WHAT TO PRODUCE
Exactly the lines from the line holding "Clone this chart in Plotly.js." to the line holding "const fmt = v", both lines included, are to be echoed; pictures are not.

DATA TO PROCESS
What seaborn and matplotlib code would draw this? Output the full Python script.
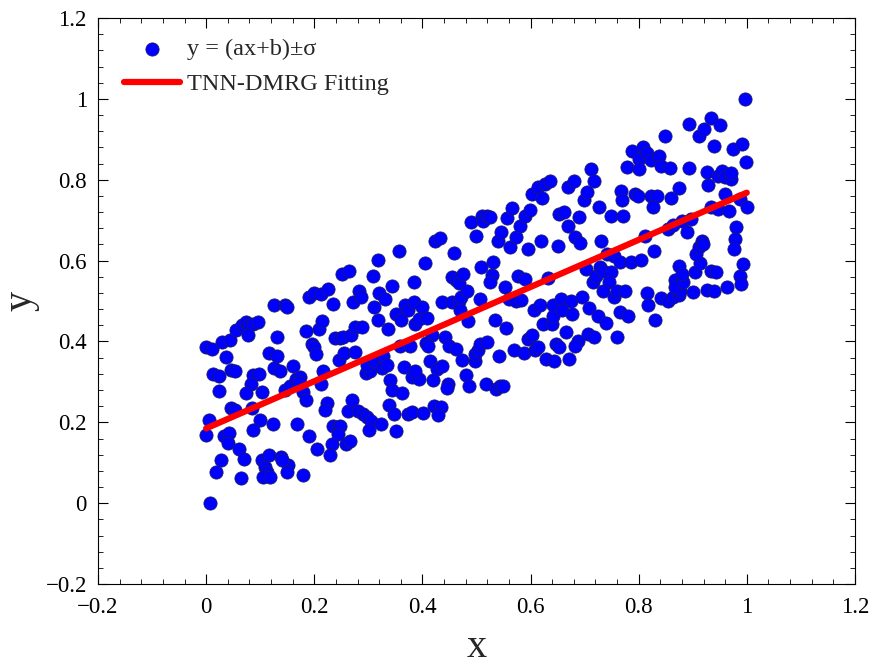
import numpy as np
import pandas as pd
import matplotlib
matplotlib.use("Agg")
import matplotlib.pyplot as plt
from matplotlib.ticker import MultipleLocator, AutoMinorLocator, FuncFormatter
import seaborn as sns

# ---- data ----
x_pts = [
    0.007, 0.0, 0.005, 0.0, 0.010, 0.013, 0.023, 0.023, 0.036, 0.030, 0.044, 0.046, 0.053, 0.033, 0.043, 0.040,
    0.028, 0.019, 0.060, 0.070, 0.065, 0.046, 0.054, 0.056, 0.066, 0.073, 0.079, 0.086, 0.096, 0.078, 0.087, 0.098,
    0.083, 0.074, 0.103, 0.085, 0.099, 0.087, 0.103, 0.109, 0.113, 0.106, 0.119, 0.117, 0.123,
    0.125, 0.146, 0.149, 0.132, 0.116, 0.131, 0.126, 0.136, 0.160, 0.139, 0.152, 0.149, 0.141, 0.146, 0.156, 0.166,
    0.174, 0.179, 0.184, 0.172, 0.168, 0.180, 0.191, 0.205, 0.185, 0.209, 0.215, 0.195, 0.199, 0.204, 0.191, 0.200,
    0.212, 0.225, 0.235, 0.217, 0.213, 0.224, 0.220, 0.235, 0.244, 0.248, 0.244, 0.232, 0.230,
    0.252, 0.264, 0.238, 0.248, 0.253, 0.268, 0.275, 0.288, 0.245, 0.255, 0.275, 0.272, 0.283, 0.286, 0.308, 0.317,
    0.311, 0.318, 0.319, 0.331, 0.343, 0.336, 0.262, 0.270, 0.281, 0.291, 0.298, 0.305, 0.323, 0.301, 0.258, 0.266,
    0.295, 0.303, 0.298, 0.311, 0.328, 0.325, 0.334, 0.341, 0.344, 0.363, 0.338, 0.348, 0.351, 0.356, 0.384, 0.351,
    0.361, 0.368, 0.374, 0.358, 0.377, 0.366,
    0.404, 0.423, 0.432, 0.458, 0.385, 0.399, 0.387, 0.394, 0.409, 0.417, 0.407, 0.411, 0.414, 0.427, 0.437, 0.381,
    0.394, 0.387, 0.419, 0.447, 0.445, 0.374, 0.381, 0.401, 0.421, 0.434, 0.429, 0.436, 0.454, 0.467, 0.470, 0.454,
    0.462, 0.467, 0.475, 0.472, 0.482, 0.442, 0.450, 0.462, 0.474, 0.485, 0.480, 0.487, 0.498, 0.497, 0.503, 0.507,
    0.520, 0.490, 0.500, 0.511, 0.513, 0.520, 0.525, 0.509, 0.507,
    0.530, 0.528, 0.526, 0.540, 0.546, 0.556, 0.566, 0.553, 0.560, 0.573, 0.583, 0.576, 0.589, 0.562, 0.573, 0.581,
    0.589, 0.599, 0.517, 0.536, 0.543, 0.550, 0.535, 0.555, 0.542, 0.570, 0.588, 0.596, 0.619, 0.603, 0.613, 0.621,
    0.626, 0.636, 0.606, 0.617, 0.623, 0.639, 0.641, 0.642, 0.596, 0.603, 0.609, 0.613, 0.628, 0.644, 0.632,
    0.650, 0.652, 0.662, 0.669, 0.669, 0.681, 0.682, 0.692, 0.690, 0.699, 0.705, 0.712, 0.717, 0.656, 0.674, 0.659,
    0.677, 0.666, 0.648, 0.652, 0.672, 0.687, 0.683, 0.695, 0.709, 0.702, 0.715, 0.721, 0.728, 0.735, 0.748, 0.745,
    0.735, 0.754, 0.760, 0.775, 0.725, 0.740, 0.707, 0.717, 0.760, 0.730, 0.727, 0.742, 0.755, 0.748, 0.772, 0.765,
    0.781, 0.765, 0.768, 0.770,
    0.778, 0.788, 0.801, 0.801, 0.808, 0.816, 0.823, 0.838, 0.841, 0.858, 0.793, 0.798, 0.823, 0.834, 0.826, 0.785,
    0.805, 0.811, 0.828, 0.816, 0.818, 0.831, 0.841, 0.854, 0.864, 0.874, 0.877, 0.848, 0.860, 0.874, 0.854, 0.864,
    0.881, 0.897, 0.889, 0.868, 0.868, 0.882, 0.875, 0.881, 0.893, 0.894, 0.901, 0.904, 0.914, 0.907, 0.911, 0.917,
    0.919,
    0.911, 0.921, 0.934, 0.950, 0.939, 0.926, 0.928, 0.947, 0.954, 0.960, 0.970, 0.970, 0.934, 0.947, 0.959, 0.967,
    0.974, 0.992, 0.998, 0.987, 1.000, 0.981, 0.979, 0.977, 0.927, 0.940, 0.964, 0.934, 0.944, 0.987, 0.993, 0.990,
    0.997,
]
y_pts = [
    0.000, 0.168, 0.205, 0.386, 0.382, 0.320, 0.314, 0.277, 0.361, 0.398, 0.404, 0.236, 0.230, 0.165, 0.174, 0.149,
    0.106, 0.077, 0.135, 0.110, 0.063, 0.330, 0.326, 0.429, 0.440, 0.448, 0.440, 0.444, 0.448, 0.415, 0.316, 0.320,
    0.295, 0.273, 0.275, 0.236, 0.205, 0.180, 0.106, 0.090, 0.077, 0.065, 0.065, 0.119, 0.197,
    0.489, 0.491, 0.485, 0.411, 0.371, 0.363, 0.335, 0.328, 0.340, 0.114, 0.094, 0.077, 0.106, 0.281, 0.291, 0.308,
    0.312, 0.275, 0.256, 0.300, 0.197, 0.069, 0.165, 0.133, 0.427, 0.431, 0.450, 0.394, 0.386, 0.370, 0.511, 0.519,
    0.518, 0.530, 0.493, 0.326, 0.295, 0.248, 0.230, 0.190, 0.188, 0.190, 0.172, 0.146, 0.119,
    0.567, 0.574, 0.409, 0.409, 0.411, 0.415, 0.435, 0.435, 0.353, 0.371, 0.374, 0.497, 0.524, 0.509, 0.563, 0.602,
    0.486, 0.452, 0.521, 0.505, 0.536, 0.431, 0.228, 0.254, 0.228, 0.221, 0.213, 0.203, 0.197, 0.180, 0.147, 0.154,
    0.322, 0.327, 0.341, 0.351, 0.365, 0.335, 0.343, 0.304, 0.281, 0.273, 0.242, 0.220, 0.179, 0.623, 0.548, 0.468,
    0.452, 0.491, 0.477, 0.390, 0.390, 0.338,
    0.593, 0.648, 0.655, 0.618, 0.497, 0.485, 0.444, 0.456, 0.458, 0.417, 0.396, 0.390, 0.351, 0.333, 0.339, 0.312,
    0.308, 0.328, 0.304, 0.295, 0.286, 0.221, 0.226, 0.223, 0.240, 0.238, 0.219, 0.497, 0.497, 0.501, 0.478, 0.559,
    0.551, 0.544, 0.567, 0.509, 0.524, 0.412, 0.390, 0.382, 0.355, 0.450, 0.316, 0.291, 0.351, 0.370, 0.378, 0.394,
    0.398, 0.695, 0.662, 0.711, 0.699, 0.711, 0.709, 0.584, 0.505,
    0.596, 0.565, 0.547, 0.648, 0.670, 0.705, 0.730, 0.534, 0.505, 0.501, 0.503, 0.563, 0.555, 0.633, 0.658, 0.685,
    0.711, 0.725, 0.294, 0.283, 0.289, 0.289, 0.453, 0.434, 0.363, 0.378, 0.371, 0.629, 0.649, 0.765, 0.781, 0.756,
    0.789, 0.796, 0.478, 0.491, 0.444, 0.444, 0.464, 0.491, 0.407, 0.415, 0.379, 0.386, 0.357, 0.351, 0.557,
    0.637, 0.715, 0.721, 0.686, 0.783, 0.796, 0.659, 0.643, 0.709, 0.750, 0.769, 0.826, 0.798, 0.505, 0.500, 0.477,
    0.468, 0.423, 0.394, 0.386, 0.357, 0.402, 0.390, 0.509, 0.483, 0.579, 0.547, 0.563, 0.584, 0.575, 0.571, 0.547,
    0.526, 0.509, 0.526, 0.524, 0.464, 0.445, 0.419, 0.412, 0.411, 0.649, 0.732, 0.616, 0.612, 0.711, 0.711, 0.472,
    0.464, 0.596, 0.773, 0.750,
    0.832, 0.872, 0.851, 0.826, 0.880, 0.867, 0.849, 0.859, 0.835, 0.829, 0.765, 0.760, 0.760, 0.760, 0.733, 0.596,
    0.602, 0.662, 0.625, 0.519, 0.491, 0.452, 0.508, 0.501, 0.509, 0.514, 0.526, 0.909, 0.756, 0.779, 0.678, 0.689,
    0.699, 0.703, 0.672, 0.551, 0.534, 0.547, 0.587, 0.567, 0.829, 0.937, 0.522, 0.571, 0.593, 0.616, 0.633, 0.649,
    0.641,
    0.909, 0.925, 0.952, 0.936, 0.884, 0.818, 0.788, 0.810, 0.822, 0.806, 0.802, 0.816, 0.733, 0.728, 0.765, 0.722,
    0.876, 0.888, 0.843, 0.752, 0.733, 0.684, 0.653, 0.629, 0.528, 0.526, 0.534, 0.575, 0.571, 0.563, 0.592, 0.542,
    0.999,
]
fit_x = [0.0, 1.0]
fit_y = [0.185, 0.768]

scatter_label = "y = (ax+b)\u00b1\u03c3"
fit_label = "TNN-DMRG Fitting"
x_ticks = [-0.2, 0.0, 0.2, 0.4, 0.6, 0.8, 1.0, 1.2]
y_ticks = [-0.2, 0.0, 0.2, 0.4, 0.6, 0.8, 1.0, 1.2]

n = min(len(x_pts), len(y_pts))
df = pd.DataFrame({"x": x_pts[:n], "y": y_pts[:n]})
fit = pd.DataFrame({"x": fit_x, "y": fit_y})

sns.set_style("ticks")
plt.rcParams["font.family"] = ["Liberation Serif", "DejaVu Serif"]
plt.rcParams["mathtext.fontset"] = "stix"

fig = plt.figure(figsize=(8.75, 6.69), dpi=100)
ax = fig.add_axes([0.112, 0.127, 0.865, 0.846])

sns.scatterplot(data=df, x="x", y="y", ax=ax, s=90, color="#0000FF",
                edgecolor="#1a1a6e", linewidth=0.6, label=scatter_label, zorder=2)
sns.lineplot(data=fit, x="x", y="y", ax=ax, color="#FF0000", linewidth=4.5,
             label=fit_label, zorder=3)

ax.set_xlim(-0.2, 1.2)
ax.set_ylim(-0.2, 1.2)
ax.set_xticks(x_ticks)
ax.set_yticks(y_ticks)
fmt = FuncFormatter(lambda v, p: ("%g" % round(v, 2)).replace("-", "\u2212"))
ax.xaxis.set_major_formatter(fmt)
ax.yaxis.set_major_formatter(fmt)
ax.xaxis.set_minor_locator(AutoMinorLocator(5))
ax.yaxis.set_minor_locator(AutoMinorLocator(5))
ax.tick_params(which="both", direction="in", top=True, right=True, labelsize=16.5, colors="black")
ax.tick_params(which="major", length=7, width=0.8)
ax.tick_params(which="minor", length=3.5, width=0.6)
ax.tick_params(axis="x", which="major", pad=9)
ax.tick_params(axis="y", which="major", pad=8)
for sp in ax.spines.values():
    sp.set_visible(True)
    sp.set_linewidth(0.8)
    sp.set_color("black")

ax.set_xlabel("x", fontsize=29, labelpad=8)
ax.set_ylabel("y", fontsize=29, labelpad=4)

leg = ax.legend(loc="upper left", bbox_to_anchor=(0.012, 0.995), frameon=False,
                fontsize=17.5, handlelength=2.3, handletextpad=0.3, labelspacing=0.55,
                borderaxespad=0.3)

fig.savefig("out.png", dpi=100)
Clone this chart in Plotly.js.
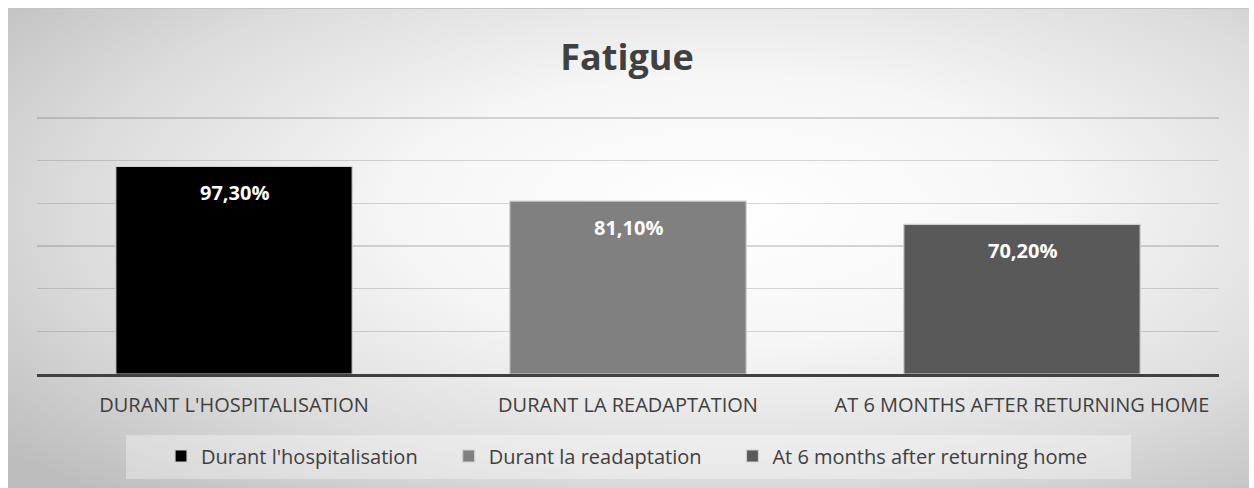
<!DOCTYPE html>
<html>
<head>
<meta charset="utf-8">
<script src="https://cdn.plot.ly/plotly-3.0.1.min.js"></script>
<style>
  html, body { margin: 0; padding: 0; background: #ffffff; }
  #bg {
    position: absolute; left: 8px; top: 8px; width: 1241px; height: 480px;
    background: radial-gradient(ellipse 75% 80% at 58% 42%, #ffffff 0%, #f6f6f6 35%, #dcdcdc 70%, #bdbdbd 100%);
    border-top: 1px solid #c4c4c4;
    box-sizing: border-box;
  }
  #legbg {
    position: absolute; left: 126px; top: 435px; width: 1005px; height: 44px;
    background: rgba(255,255,255,0.35);
  }
  #chart { position: absolute; left: 0; top: 0; width: 1254px; height: 488px; }
</style>
</head>
<body>
<div id="bg"></div>
<div id="legbg"></div>
<div id="chart"></div>
<script>
const categories = ["Durant l'hospitalisation", "Durant la readaptation", "At 6 months after returning home"];
const tickLabels = ["DURANT L'HOSPITALISATION", "DURANT LA READAPTATION", "AT 6 MONTHS AFTER RETURNING HOME"];
const values = [97.3, 81.1, 70.2];
const colors = ["#000000", "#808080", "#595959"];
const chartTitle = "Fatigue";

const FONT = "'Open Sans', 'Noto Sans', sans-serif";
const PAD = '\u00A0\u00A0\u00A0\u00A0\u00A0';

const traces = categories.map((name, i) => ({
  type: 'bar',
  name: i < categories.length - 1 ? name + PAD : name,
  x: [i],
  y: [values[i]],
  width: 0.6,
  marker: { color: colors[i], line: { color: '#d0d0d0', width: 1.2 } },
  hoverinfo: 'skip'
}));

const fmt = v => v.toFixed(2).replace('.', ',') + '%';

const annotations = values.map((v, i) => ({
  x: i, y: v, xref: 'x', yref: 'y',
  text: '<b>' + fmt(v) + '</b>',
  showarrow: false,
  yanchor: 'middle',
  yshift: -26,
  font: { family: FONT, size: 20, color: '#ffffff' }
}));

const layout = {
  width: 1254, height: 488,
  paper_bgcolor: 'rgba(0,0,0,0)',
  plot_bgcolor: 'rgba(0,0,0,0)',
  margin: { l: 37, r: 35, t: 117, b: 114 },
  title: {
    text: '<b>' + chartTitle + '</b>',
    x: 0.5, xref: 'container', xanchor: 'center',
    y: 1 - 57 / 488, yref: 'container', yanchor: 'middle',
    font: { family: FONT, size: 36, color: '#404040' }
  },
  barmode: 'overlay',
  xaxis: {
    type: 'linear',
    range: [-0.5, 2.5],
    tickvals: [0, 1, 2],
    ticktext: tickLabels,
    showgrid: false,
    zeroline: false,
    showline: true,
    linecolor: '#404040',
    linewidth: 3,
    ticks: '',
    ticklabelstandoff: 11,
    tickfont: { family: FONT, size: 20, color: '#404040' },
    fixedrange: true
  },
  yaxis: {
    range: [0, 120.5],
    dtick: 20,
    tick0: 0,
    showticklabels: false,
    showgrid: true,
    gridcolor: 'rgba(100,100,100,0.25)',
    gridwidth: 1.3,
    zeroline: false,
    showline: false,
    fixedrange: true
  },
  showlegend: true,
  legend: {
    orientation: 'h',
    x: 0.5, xref: 'container', xanchor: 'center',
    y: 1 - 456 / 488, yref: 'container', yanchor: 'middle',
    bgcolor: 'rgba(0,0,0,0)',
    font: { family: FONT, size: 20, color: '#404040' },
    itemclick: false, itemdoubleclick: false
  },
  annotations: annotations,
  hovermode: false
};

Plotly.newPlot('chart', traces, layout, { staticPlot: true, displayModeBar: false });
</script>
</body>
</html>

ANSWER TO THIS EXERCISE
Clone this chart in Plotly.js.
<!DOCTYPE html>
<html>
<head>
<meta charset="utf-8">
<script src="https://cdn.plot.ly/plotly-3.0.1.min.js"></script>
<style>
  html, body { margin: 0; padding: 0; background: #ffffff; }
  #bg {
    position: absolute; left: 8px; top: 8px; width: 1241px; height: 480px;
    background: radial-gradient(ellipse 75% 80% at 58% 42%, #ffffff 0%, #f6f6f6 35%, #dcdcdc 70%, #bdbdbd 100%);
    border-top: 1px solid #c4c4c4;
    box-sizing: border-box;
  }
  #legbg {
    position: absolute; left: 126px; top: 435px; width: 1005px; height: 44px;
    background: rgba(255,255,255,0.35);
  }
  #chart { position: absolute; left: 0; top: 0; width: 1254px; height: 488px; }
</style>
</head>
<body>
<div id="bg"></div>
<div id="legbg"></div>
<div id="chart"></div>
<script>
const categories = ["Durant l'hospitalisation", "Durant la readaptation", "At 6 months after returning home"];
const tickLabels = ["DURANT L'HOSPITALISATION", "DURANT LA READAPTATION", "AT 6 MONTHS AFTER RETURNING HOME"];
const values = [97.3, 81.1, 70.2];
const colors = ["#000000", "#808080", "#595959"];
const chartTitle = "Fatigue";

const FONT = "'Open Sans', 'Noto Sans', sans-serif";
const PAD = '\u00A0\u00A0\u00A0\u00A0\u00A0';

const traces = categories.map((name, i) => ({
  type: 'bar',
  name: i < categories.length - 1 ? name + PAD : name,
  x: [i],
  y: [values[i]],
  width: 0.6,
  marker: { color: colors[i], line: { color: '#d0d0d0', width: 1.2 } },
  hoverinfo: 'skip'
}));

const fmt = v => v.toFixed(2).replace('.', ',') + '%';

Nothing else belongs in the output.